# Pinky Lilly a Birman x who needs a new loving home, could it be with you?



## kelly-joy (Oct 14, 2008)

Name: Pinky Lily
Breed: Birman x with local moggie
Colour/pattern:blue point
Age: 22.7.09 birth
Sex: female
Neutered: yes
Up to date with vaccinations: no vaccinations 
When was last flea treated?: July 2011
When was last Wormed?: May 2011
Are they microchipped: Yes
Details of any health problems: None 
Details of any behavioural problems: Very anxious and shy, so not really a problem but doesn't like to be picked up and is shy around strangers
Any toileting problems (eg. messing away from tray or spraying): yes, some wetting in the past when anxious, but not for many months. Can use a litter tray, but is used to going outside and prefers this
Used to children: has lived with an older child (my daughter was nine when Pinky was born in our house 2 years ago)
If so what age: 9-11 years
How do they get on with other cats: used to get on with mother and sister, but mother started picking on Pinky months ago and she has now become more anxious - not sure if she would mix with other cats now
How do they get on with dogs: - has always run away from dogs and not used to living with them - I wouldn't like to home her with a dog if possible
Are they an indoor or outdoor cat: prefers to be outside, coming in for food and a chat and stroke when she wants to
How many hours are they used to be left alone for: fine all day and overnight
Diet they are on: dry food - James WellBeloved - hunts a lot as well
Litter used: compostable one - yes, but not for some time as prefers to go to toilet outside
Whereabouts are you in UK: currently in Postbridge, Dartmoor
Reason for rehoming: mum has started picking on her (for a few months) and she has become more distant and anxious, plus owners have moved to smaller house with little outside space, so Pinky is currently still with the new owners of the house. They will be having large dogs arriving from America in the next 4-6 weeks and so Pinky needs to be re-homed.

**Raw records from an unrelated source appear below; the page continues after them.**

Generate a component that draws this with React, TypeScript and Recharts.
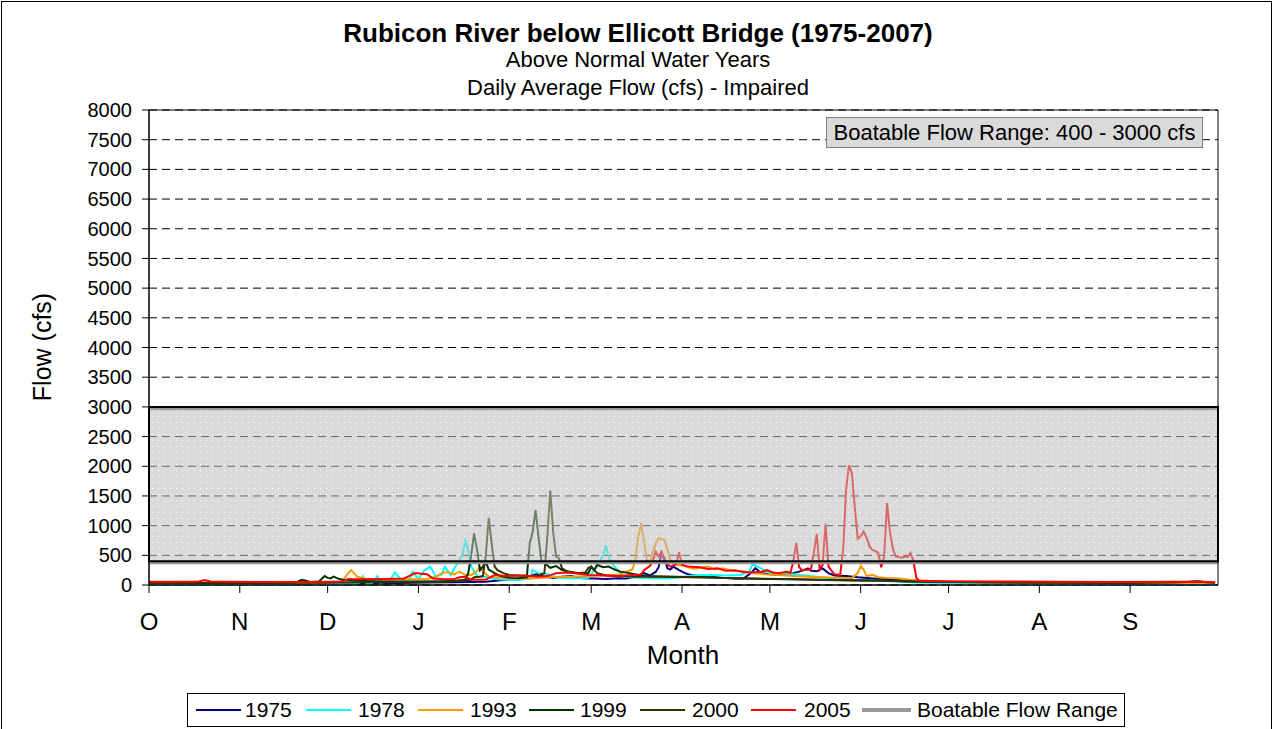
import React from "react";
import {
  LineChart,
  Line,
  XAxis,
  YAxis,
  CartesianGrid,
  ReferenceArea,
  ReferenceLine,
} from "recharts";

// ---- categories / ticks ----
const monthTickDays = [0, 31, 61, 92, 123, 151, 182, 212, 243, 273, 304, 335];
const monthLabels = ["O", "N", "D", "J", "F", "M", "A", "M", "J", "J", "A", "S"];
const flowTicks = [0, 500, 1000, 1500, 2000, 2500, 3000, 3500, 4000, 4500, 5000, 5500, 6000, 6500, 7000, 7500, 8000];
const boatableLow = 400;
const boatableHigh = 3000;

// ---- series values: [day of water year, daily average flow cfs] ----
const flow1975: [number, number][] = [
  [0, 30], [20, 25], [40, 20], [60, 25], [63, 55], [66, 30], [80, 30], [95, 40], [105, 45], [115, 55],
  [120, 80], [125, 90], [128, 110], [131, 170], [133, 185], [135, 140], [138, 120], [141, 140], [144, 150],
  [148, 115], [152, 110], [156, 100], [160, 115], [163, 110], [166, 140], [169, 200], [171, 160], [173, 220],
  [174, 300], [175, 550], [176, 450], [177, 280], [178, 260], [179, 310], [181, 250], [183, 200], [185, 170],
  [188, 150], [192, 140], [196, 120], [200, 110], [203, 110], [206, 220], [207, 285], [209, 200], [212, 180],
  [215, 170], [218, 180], [220, 200], [222, 225], [224, 260], [225, 280], [226, 240], [228, 230], [230, 280],
  [232, 200], [234, 160], [238, 150], [242, 130], [246, 115], [250, 100], [255, 90], [260, 70], [270, 50],
  [285, 40], [300, 35], [330, 30], [364, 30],
];
const flow1978: [number, number][] = [
  [0, 15], [20, 12], [40, 10], [50, 10], [52, 85], [54, 20], [60, 15], [70, 20], [72, 40], [73, 150], [74, 40],
  [76, 20], [78, 150], [79, 40], [82, 60], [84, 210], [86, 90], [89, 100], [90, 220], [92, 100], [94, 250],
  [96, 310], [98, 140], [100, 180], [101, 310], [103, 170], [105, 340], [107, 500], [108, 740], [109, 600],
  [110, 310], [112, 150], [115, 140], [118, 100], [122, 90], [126, 85], [130, 110], [131, 250], [133, 200],
  [136, 180], [140, 120], [145, 110], [150, 120], [152, 250], [153, 310], [155, 500], [156, 670], [157, 450],
  [158, 370], [160, 250], [162, 140], [167, 120], [172, 115], [177, 110], [182, 130], [186, 160], [192, 170],
  [197, 160], [202, 170], [205, 230], [206, 350], [207, 330], [209, 280], [212, 200], [218, 190], [224, 160],
  [230, 130], [238, 90], [250, 70], [262, 40], [280, 25], [300, 20], [330, 15], [364, 15],
];
const flow1993: [number, number][] = [
  [0, 35], [30, 30], [60, 35], [66, 60], [68, 200], [69, 250], [70, 200], [71, 140], [74, 100], [80, 90],
  [90, 95], [95, 100], [98, 140], [100, 200], [102, 220], [104, 180], [106, 225], [108, 170], [110, 170],
  [112, 230], [113, 310], [114, 230], [116, 140], [120, 120], [125, 110], [130, 110], [135, 120], [140, 140],
  [145, 140], [150, 150], [155, 170], [160, 170], [163, 230], [165, 260], [166, 400], [167, 800], [168, 1040],
  [169, 750], [170, 420], [171, 350], [172, 550], [173, 700], [174, 790], [175, 770], [176, 760], [177, 600],
  [178, 420], [180, 340], [183, 320], [186, 270], [189, 300], [191, 310], [193, 260], [196, 280], [199, 240],
  [203, 230], [206, 200], [210, 180], [215, 170], [220, 150], [225, 140], [230, 130], [235, 120], [240, 115],
  [242, 200], [243, 320], [244, 260], [245, 150], [247, 170], [249, 130], [252, 120], [256, 110], [260, 90],
  [266, 70], [275, 50], [300, 40], [330, 35], [364, 35],
];
const flow1999: [number, number][] = [
  [0, 40], [20, 35], [40, 35], [50, 40], [52, 85], [53, 80], [55, 50], [58, 60], [60, 150], [61, 120],
  [62, 110], [63, 140], [64, 120], [65, 100], [67, 80], [70, 70], [80, 60], [90, 60], [100, 65], [105, 70],
  [108, 90], [109, 200], [110, 500], [111, 870], [112, 600], [113, 250], [114, 310], [115, 390], [116, 260],
  [118, 200], [120, 150], [123, 120], [126, 115], [129, 130], [130, 700], [131, 900], [132, 1260], [133, 800],
  [134, 400], [135, 370], [137, 290], [139, 320], [141, 250], [144, 220], [147, 200], [150, 200], [151, 310],
  [152, 250], [153, 340], [155, 300], [157, 310], [159, 260], [161, 225], [164, 200], [167, 170], [170, 150],
  [175, 145], [180, 140], [185, 135], [190, 130], [195, 120], [200, 115], [205, 110], [210, 105], [215, 100],
  [220, 95], [230, 90], [240, 80], [250, 75], [260, 60], [275, 50], [300, 40], [330, 40], [350, 45], [358, 60],
  [362, 45], [364, 40],
];
const flow2000: [number, number][] = [
  [0, 40], [30, 40], [60, 40], [80, 45], [100, 50], [110, 90], [111, 130], [113, 140], [114, 150], [115, 500],
  [116, 1130], [117, 700], [118, 310], [119, 250], [121, 200], [123, 170], [126, 160], [130, 150], [133, 160],
  [135, 200], [136, 800], [137, 1590], [138, 900], [139, 480], [140, 450], [141, 280], [143, 220], [146, 200],
  [149, 210], [150, 290], [151, 310], [153, 200], [156, 160], [160, 150], [165, 140], [170, 140], [175, 140],
  [180, 135], [190, 125], [200, 115], [210, 100], [220, 95], [230, 85], [240, 75], [250, 70], [260, 60],
  [275, 50], [300, 40], [330, 35], [355, 50], [358, 65], [361, 45], [364, 40],
];
const flow2005: [number, number][] = [
  [0, 55], [10, 55], [17, 60], [19, 85], [21, 60], [40, 50], [55, 50], [66, 60], [68, 100], [70, 95], [80, 100],
  [87, 110], [91, 200], [93, 190], [95, 180], [97, 110], [100, 100], [104, 95], [106, 130], [108, 140],
  [110, 90], [115, 90], [118, 170], [122, 150], [128, 160], [133, 140], [136, 150], [139, 200], [143, 210],
  [147, 190], [150, 170], [155, 160], [160, 150], [165, 170], [168, 175], [169, 250], [171, 320], [172, 400],
  [173, 560], [174, 480], [175, 560], [176, 390], [178, 310], [180, 350], [181, 550], [182, 340], [184, 310],
  [188, 300], [191, 270], [194, 280], [197, 240], [200, 250], [203, 220], [206, 210], [209, 225], [211, 250],
  [213, 210], [215, 200], [218, 225], [219, 200], [220, 400], [221, 710], [222, 300], [223, 250], [226, 260],
  [227, 550], [228, 860], [229, 260], [230, 340], [231, 1030], [232, 310], [234, 180], [236, 170], [237, 600],
  [238, 1600], [239, 2020], [240, 1880], [241, 1300], [242, 780], [243, 820], [244, 900], [245, 800],
  [246, 650], [247, 590], [248, 570], [249, 540], [250, 300], [251, 480], [252, 1380], [253, 900], [254, 600],
  [255, 480], [256, 470], [257, 460], [258, 480], [259, 470], [260, 540], [261, 400], [262, 120], [263, 70],
  [270, 65], [290, 60], [310, 55], [330, 50], [350, 55], [364, 50],
];

const seriesNames = ["1975", "1978", "1993", "1999", "2000", "2005"];
const seriesValues = [flow1975, flow1978, flow1993, flow1999, flow2000, flow2005];
const seriesColors = ["#000080", "#00ffff", "#ff9900", "#003300", "#333300", "#ff0000"];
const boatableName = "Boatable Flow Range";
const boatableColor = "#999999";

const FONT = "'Liberation Sans', Arial, Helvetica, sans-serif";

const toData = (arr: [number, number][]) => arr.map(([day, flow]) => ({ day, flow }));

const legendPos = [
  { line: 196, text: 245 },
  { line: 306, text: 358 },
  { line: 418, text: 470 },
  { line: 529, text: 580 },
  { line: 640, text: 692 },
  { line: 751, text: 804 },
];

export default function App() {
  const abs = (o: React.CSSProperties): React.CSSProperties => ({ position: "absolute", ...o });
  return (
    <div
      style={{
        position: "fixed",
        left: 0,
        top: 0,
        width: 1276,
        height: 729,
        overflow: "hidden",
        background: "#fff",
        fontFamily: FONT,
        color: "#000",
      }}
    >
      <div style={abs({ left: 1, top: 1, width: 1271, height: 760, border: "1px solid #000", boxSizing: "border-box" })} />
      <div style={abs({ left: 0, width: 1276, top: 17, textAlign: "center", fontSize: 26, fontWeight: "bold", lineHeight: "32px" })}>
        Rubicon River below Ellicott Bridge (1975-2007)
      </div>
      <div style={abs({ left: 0, width: 1276, top: 47, textAlign: "center", fontSize: 22, lineHeight: "26px" })}>
        Above Normal Water Years
      </div>
      <div style={abs({ left: 0, width: 1276, top: 75, textAlign: "center", fontSize: 22, lineHeight: "26px" })}>
        Daily Average Flow (cfs) - Impaired
      </div>

      <div style={abs({ left: 0, top: 0 })}>
        <LineChart
          width={1276}
          height={729}
          margin={{ top: 110, right: 58, bottom: 84, left: 0 }}
        >
          <defs>
            <pattern id="boatDots" width="6" height="6" patternUnits="userSpaceOnUse">
              <rect x="0" y="0" width="6" height="6" fill="#bcbcbc" />
              <rect x="2" y="2" width="1" height="1" fill="#ffffff" />
            </pattern>
          </defs>
          <CartesianGrid vertical={false} stroke="#000" strokeDasharray="8 5" />
          <XAxis
            dataKey="day"
            type="number"
            domain={[0, 365]}
            ticks={monthTickDays}
            interval={0}
            allowDataOverflow
            tickFormatter={(v: number) => monthLabels[monthTickDays.indexOf(v)] ?? ""}
            height={60}
            tickSize={8}
            tickMargin={20}
            stroke="#000"
            tick={{ fill: "#000", fontSize: 24, fontFamily: FONT }}
          />
          <YAxis
            type="number"
            domain={[0, 8000]}
            ticks={flowTicks}
            interval={0}
            width={149}
            tickSize={7}
            tickMargin={10}
            stroke="#000"
            tick={{ fill: "#000", fontSize: 20, fontFamily: FONT }}
          />
          {seriesNames.map((name, i) => (
            <Line
              key={name}
              name={name}
              data={toData(seriesValues[i])}
              dataKey="flow"
              type="linear"
              stroke={seriesColors[i]}
              strokeWidth={2}
              dot={false}
              activeDot={false}
              isAnimationActive={false}
            />
          ))}
          <ReferenceArea
            y1={boatableLow}
            y2={boatableHigh}
            fill="url(#boatDots)"
            fillOpacity={0.55}
            stroke="none"
            zIndex={450}
          />
          <ReferenceLine y={boatableHigh - 30} stroke={boatableColor} strokeWidth={3} zIndex={455} />
          <ReferenceLine y={boatableLow - 25} stroke={boatableColor} strokeWidth={3} zIndex={455} />
          <ReferenceArea
            y1={boatableLow}
            y2={boatableHigh}
            fill="none"
            stroke="#000"
            strokeWidth={2}
            zIndex={460}
          />
          <ReferenceArea y1={0} y2={8000} fill="none" stroke="#000" strokeWidth={1} zIndex={470} />
        </LineChart>
      </div>

      <div
        style={abs({
          left: 826,
          top: 117,
          width: 377,
          height: 31,
          background: "#dadada",
          border: "1px solid #808080",
          boxSizing: "border-box",
          fontSize: 22,
          lineHeight: "29px",
          textAlign: "center",
        })}
      >
        Boatable Flow Range: 400 - 3000 cfs
      </div>

      <div
        style={abs({
          left: 42 - 80,
          top: 347 - 15,
          width: 160,
          height: 30,
          textAlign: "center",
          fontSize: 25,
          lineHeight: "30px",
          transform: "rotate(-90deg)",
          transformOrigin: "80px 15px",
          whiteSpace: "nowrap",
        })}
      >
        Flow (cfs)
      </div>
      <div style={abs({ left: 583, width: 200, top: 640, textAlign: "center", fontSize: 26, lineHeight: "30px" })}>Month</div>

      <div
        style={abs({
          left: 187,
          top: 693,
          width: 938,
          height: 34,
          border: "1px solid #000",
          boxSizing: "border-box",
          background: "#fff",
        })}
      />
      {seriesNames.map((name, i) => (
        <React.Fragment key={name}>
          <div style={abs({ left: legendPos[i].line, top: 709, width: 45, height: 2, background: seriesColors[i] })} />
          <div style={abs({ left: legendPos[i].text, top: 697, fontSize: 21, lineHeight: "26px", whiteSpace: "nowrap" })}>{name}</div>
        </React.Fragment>
      ))}
      <div style={abs({ left: 862, top: 708, width: 49, height: 4, background: boatableColor })} />
      <div style={abs({ left: 917, top: 697, fontSize: 21, lineHeight: "26px", whiteSpace: "nowrap" })}>{boatableName}</div>
    </div>
  );
}
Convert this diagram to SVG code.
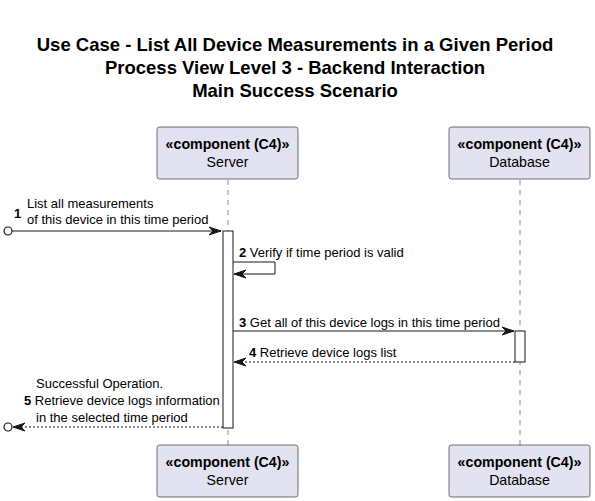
<svg xmlns="http://www.w3.org/2000/svg" width="595" height="501" viewBox="0 0 595 501">
<style>
.t{font-family:"Liberation Sans",Arial,sans-serif;font-weight:bold;font-size:18.5px;fill:#000;text-anchor:middle}
.box{fill:#E2E2F0;stroke:#181818;stroke-width:0.6}
.st{font-family:"Liberation Sans",Arial,sans-serif;font-weight:bold;font-size:14.2px;fill:#000;text-anchor:middle}
.nm{font-family:"Liberation Sans",Arial,sans-serif;font-size:14.2px;fill:#000;text-anchor:middle}
.life{stroke:#181818;stroke-width:0.5;stroke-dasharray:5,5;fill:none}
.act{fill:#fff;stroke:#181818;stroke-width:1}
.m{font-family:"Liberation Sans",Arial,sans-serif;font-size:13px;fill:#000}
.n{font-weight:bold}
.ln{stroke:#181818;stroke-width:1;fill:none}
.dl{stroke:#181818;stroke-width:1;fill:none;stroke-dasharray:2,2}
.ah{fill:#181818;stroke:#181818;stroke-width:1}
</style>
<rect width="595" height="501" fill="#fff"/>
<g id="title">
<text class="t" x="295" y="51">Use Case - List All Device Measurements in a Given Period</text>
<text class="t" x="295" y="74">Process View Level 3 - Backend Interaction</text>
<text class="t" x="295" y="97">Main Success Scenario</text>
</g>
<g id="lifelines">
<line class="life" x1="228" y1="180" x2="228" y2="445"/>
<line class="life" x1="520" y1="180" x2="520" y2="445"/>
</g>
<g id="server">
<rect class="box" x="157" y="127" width="141" height="52" rx="2.5"/>
<text class="st" x="227.5" y="149">«component (C4)»</text>
<text class="nm" x="227.5" y="167">Server</text>
</g>
<g id="database">
<rect class="box" x="449" y="127" width="141" height="52" rx="2.5"/>
<text class="st" x="519.5" y="149">«component (C4)»</text>
<text class="nm" x="519.5" y="167">Database</text>
</g>
<g id="server-bottom">
<rect class="box" x="157" y="445" width="141" height="52" rx="2.5"/>
<text class="st" x="227.5" y="467">«component (C4)»</text>
<text class="nm" x="227.5" y="485">Server</text>
</g>
<g id="database-bottom">
<rect class="box" x="449" y="445" width="141" height="52" rx="2.5"/>
<text class="st" x="519.5" y="467">«component (C4)»</text>
<text class="nm" x="519.5" y="485">Database</text>
</g>
<g id="activations">
<rect class="act" x="223" y="231" width="10" height="197"/>
<rect class="act" x="515" y="331" width="10" height="31"/>
</g>
<g id="connectors">
<circle cx="8" cy="231" r="4" fill="#fff" stroke="#181818" stroke-width="1.2"/>
<line class="ln" x1="12" y1="231" x2="221" y2="231"/>
<polygon class="ah" points="221,231 209,227 213,231 209,235"/>
<text class="m" x="14" y="218"><tspan class="n">1</tspan></text>
<text class="m" x="27" y="208">List all measurements</text>
<text class="m" x="27" y="224">of this device in this time period</text>

<polyline class="ln" points="233,262 275,262 275,274 234,274"/>
<polygon class="ah" points="234,274 246,270 242,274 246,278"/>
<text class="m" x="239" y="257"><tspan class="n">2</tspan> Verify if time period is valid</text>

<line class="ln" x1="233" y1="331" x2="514" y2="331"/>
<polygon class="ah" points="514,331 502,327 506,331 502,335"/>
<text class="m" x="239" y="327"><tspan class="n">3</tspan> Get all of this device logs in this time period</text>

<line class="dl" x1="515" y1="362" x2="235" y2="362"/>
<polygon class="ah" points="234,362 246,358 242,362 246,366"/>
<text class="m" x="249" y="357"><tspan class="n">4</tspan> Retrieve device logs list</text>

<line class="dl" x1="223" y1="427" x2="14" y2="427"/>
<polygon class="ah" points="13,427 25,423 21,427 25,431"/>
<circle cx="8" cy="427" r="4" fill="#fff" stroke="#181818" stroke-width="1.2"/>
<text class="m" x="36" y="388">Successful Operation.</text>
<text class="m" x="24" y="405"><tspan class="n">5</tspan> Retrieve device logs information</text>
<text class="m" x="36" y="422">in the selected time period</text>
</g>
</svg>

This is Pinky Lillies write up from her current owner;

My name is Pinky Lily and I'm just over 2 years old (born 22.7.2009). I live on Dartmoor at the moment and love being outside hunting for most of the time. I'm quite shy and when I come inside, I like to be stroked but I'm not wild on being picked up and carried around. I'm not used to roads, dogs or young children, and I'd like to find a loving home where I can go out quite a bit and come in for strokes and company when I need to. I'm being re-homed (reluctantly) by my owners because my Mum has started picking on me.










Pinky will need a home with no dogs or young children,on her own or possibly with a laid back cat. She will need to live somewhere rural well away from very busy roads.

Please contact me at [email protected] or the rescue Home if you are interested in adopting Pinky Lilly as I am helping the rescue this cat is under to find the right home for her
This rescue will re home all over the UK.


----------



## kelly-joy (Oct 14, 2008)

still looking


----------